While Court Fight Continues, Missouri House Passes Bill On Red Light, Speed Cameras
The battleground over the use of red light and speed cameras in Missouri shifted this week from the courtroom to the state Capitol.
The Missouri House passed legislation Thursday to bar points from being assessed for tickets generated by traffic enforcement cameras. House Bill 1557 is sponsored by an opponent of the cameras, state Rep. Dave Hinson, R-St. Clair. In addition to not assessing points for camera-generated tickets, Hinson says his bill would restrict the use of speed cameras.
"We have it over in the western side of the state, in Sugar Creek...and we have several in the St. Louis County area," Hinson said. "This regulates (speed cameras) down to travel safe zones, construction zones and school zones."
Hinson's bill would also cap fines from camera-generated citations at $135. But opponents argued that those provisions amount to a de facto legalization of red light and speed cameras and flies in the face of court rulings in Missouri that have banned their use.
The most recent ruling was last month, when a circuit judge in St. Louis blocked the city from enforcing its traffic enforcement camera ordinance, although the judge later allowed the cameras to be turned back on while the case is being appealed. In January, the Eastern District Court of Appeals struck down the use of speed cameras in Moline Acres, and in December 2013 the same court tossed out the use of red-light cameras in Arnold. However, circuit court rulings in St. Louis County have upheld the use of traffic enforcement cameras in Creve Coeur and Florissant.
Several lawmakers accused municipalities of using cameras as revenue generators.
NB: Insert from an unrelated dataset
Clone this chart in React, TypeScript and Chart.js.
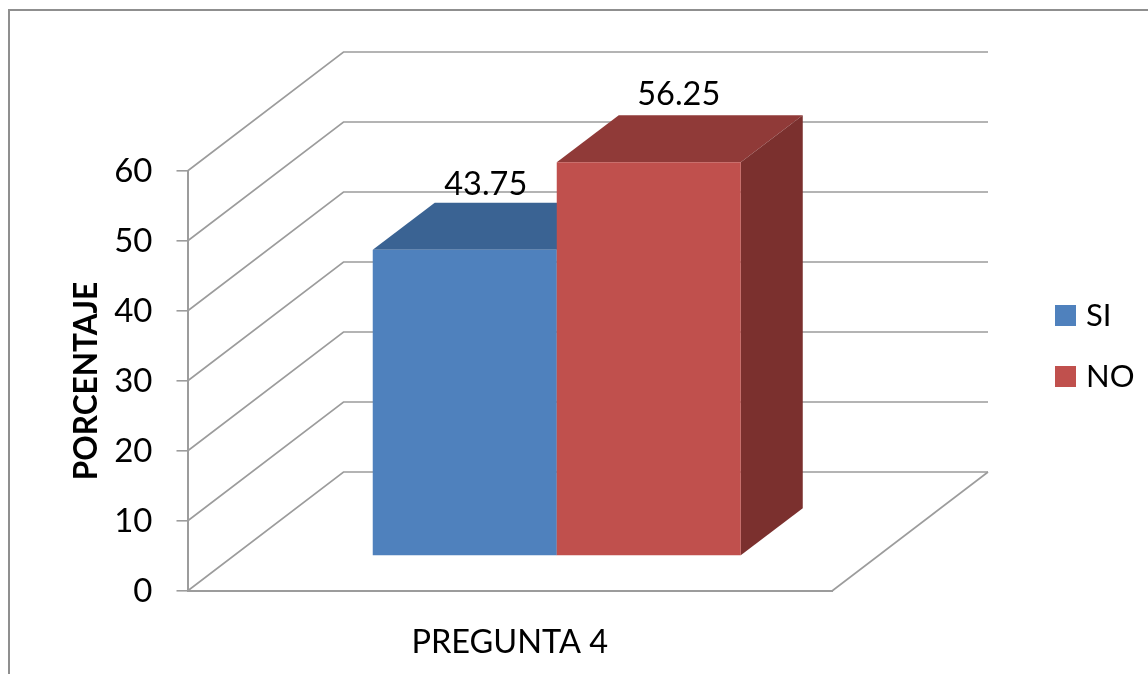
import React, { useEffect, useRef } from "react";
import { Chart, registerables } from "chart.js";

Chart.register(...registerables);

const categories = ["PREGUNTA 4"];
const siValues = [43.75];
const noValues = [56.25];
const seriesNames = ["SI", "NO"];
const yAxisTitle = "PORCENTAJE";

const FONT = "Lato, Carlito, Calibri, sans-serif";
const GRID = "#9c9c9c";
const FRONT = ["#4f81bd", "#c0504d"];
const TOP = ["#3a6393", "#903a38"];
const SIDE = ["#2f4f76", "#7b302e"];

// Oblique projection of the 3D box: wall depth, bar front inset and bar depth.
const WALL = { dx: 156, dy: -119 };
const INSET = { dx: 47, dy: -35 };
const DEPTH = { dx: 62, dy: -47 };
const LABEL_SHIFT = [
  { dx: 21, dy: -65 },
  { dx: 30, dy: -68 },
];

const poly = (ctx: CanvasRenderingContext2D, pts: number[][], fill: string) => {
  ctx.beginPath();
  pts.forEach(([x, y], i) => (i ? ctx.lineTo(x, y) : ctx.moveTo(x, y)));
  ctx.closePath();
  ctx.fillStyle = fill;
  ctx.fill();
};

const box3d = {
  id: "box3d",
  beforeDatasetsDraw(chart: any) {
    const { ctx, chartArea: a, scales } = chart;

    // Outer frame, back wall, side wall and floor.
    ctx.save();
    ctx.strokeStyle = "#8f8f8f";
    ctx.lineWidth = 2;
    ctx.beginPath();
    ctx.moveTo(9, chart.height);
    ctx.lineTo(9, 10);
    ctx.lineTo(chart.width, 10);
    ctx.stroke();

    ctx.strokeStyle = GRID;
    ctx.lineWidth = 1.6;
    scales.y.ticks.forEach((t: any) => {
      const y = scales.y.getPixelForValue(t.value);
      ctx.beginPath();
      ctx.moveTo(a.left, y);
      ctx.lineTo(a.left + WALL.dx, y + WALL.dy);
      ctx.lineTo(a.right + WALL.dx, y + WALL.dy);
      ctx.stroke();
    });
    ctx.beginPath();
    ctx.moveTo(a.right, a.bottom);
    ctx.lineTo(a.right + WALL.dx, a.bottom + WALL.dy);
    ctx.stroke();
    ctx.restore();

    // Bars left to right, so each one hides the side face of the previous one:
    // top and side faces first, then the library draws the front face shifted into the box.
    chart.data.datasets.forEach((_: any, i: number) => {
      const meta = chart.getDatasetMeta(i);
      ctx.save();
      ctx.translate(INSET.dx, INSET.dy);
      meta.data.forEach((bar: any) => {
        const l = bar.x - bar.width / 2;
        const r = bar.x + bar.width / 2;
        poly(ctx, [[l, bar.y], [r, bar.y], [r + DEPTH.dx, bar.y + DEPTH.dy], [l + DEPTH.dx, bar.y + DEPTH.dy]], TOP[i]);
        poly(ctx, [[r, bar.y], [r + DEPTH.dx, bar.y + DEPTH.dy], [r + DEPTH.dx, bar.base + DEPTH.dy], [r, bar.base]], SIDE[i]);
      });
      meta.controller.draw();
      ctx.restore();
    });

    // Value labels and the legend on the right.
    ctx.save();
    ctx.fillStyle = "#000";
    ctx.font = `32.5px ${FONT}`;
    ctx.textAlign = "center";
    ctx.textBaseline = "middle";
    chart.data.datasets.forEach((ds: any, i: number) => {
      const bar = chart.getDatasetMeta(i).data[0];
      ctx.fillText(
        String(ds.data[0]),
        bar.x + INSET.dx + LABEL_SHIFT[i].dx,
        bar.y + INSET.dy + LABEL_SHIFT[i].dy
      );
    });
    ctx.font = `31px ${FONT}`;
    ctx.textAlign = "left";
    chart.data.datasets.forEach((ds: any, i: number) => {
      const y = 305 + i * 61;
      ctx.fillStyle = ds.backgroundColor;
      ctx.fillRect(1055, y, 21, 21);
      ctx.fillStyle = "#000";
      ctx.fillText(ds.label, 1086, y + 11);
    });
    ctx.restore();

    // Everything is painted above, so the default dataset pass is skipped.
    return false;
  },
};

export default function App() {
  const ref = useRef<HTMLCanvasElement>(null);
  useEffect(() => {
    const chart = new Chart(ref.current!, {
      type: "bar",
      data: {
        labels: categories,
        datasets: [
          { label: seriesNames[0], data: siValues, backgroundColor: FRONT[0] },
          { label: seriesNames[1], data: noValues, backgroundColor: FRONT[1] },
        ],
      } as any,
      plugins: [box3d],
      options: {
        animation: false,
        responsive: false,
        layout: { padding: { top: 171, right: 316, left: 0, bottom: 0 } },
        datasets: { bar: { categoryPercentage: 0.571, barPercentage: 1 } },
        plugins: { legend: { display: false }, tooltip: { enabled: false } },
        scales: {
          x: {
            afterFit: (s: any) => {
              s.height = 83;
            },
            grid: { display: false },
            border: { color: GRID, width: 2 },
            ticks: { color: "#000", padding: 24, font: { family: FONT, size: 32.5 } },
          },
          y: {
            min: 0,
            max: 60,
            afterFit: (s: any) => {
              s.width = 187.5;
            },
            border: { color: GRID, width: 2 },
            grid: { drawOnChartArea: false, drawTicks: true, tickLength: 11, color: GRID, lineWidth: 1.6 },
            ticks: { stepSize: 10, color: "#000", padding: 24, font: { family: FONT, size: 33 } },
            title: {
              display: true,
              text: yAxisTitle,
              color: "#000",
              padding: { top: 68, bottom: 0 },
              font: { family: FONT, size: 31.5, weight: "bold" },
            },
          },
        },
      } as any,
    });
    return () => chart.destroy();
  }, []);
  return (
    <canvas
      ref={ref}
      width={1148}
      height={674}
      style={{ position: "absolute", left: 0, top: 0, display: "block" }}
    />
  );
}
"Let's not enable the government to oppress the people further and alienate them more as a helpless source of easy money," said state Rep. Keith Frederick, R-Rolla. "If we are to get a ticket, let it be from a living, breathing, trained, dedicated officer…let it be from an officer that seems like she could be my sister, and she's just trying to raise a family (and) trying to do her job in the best way she can."
Frederick added, "Let's take a small step for liberty today by voting this bill down, (and then) come back later and take a grand step for liberty by banning these devices in our state."
House Bill 1557 passed, although by a small majority, 84 to 63. It now goes to the Missouri Senate, where a similar bill was approved in committee earlier this month.
There are currently three bills in the Missouri House that would actually ban the use of traffic enforcement cameras: HB 1533 and HB 1976 would completely ban their use starting Aug. 28, while HB 1207 would allow local governments currently using them to continue while banning any new use starting Sept. 1. Four other bills, HB 1290, HB 1291, HB 1292, and SB 587, would regulate red-light camera warning signs and the photographs taken by the cameras; it would also designate where and how fines collected from their use can be spent.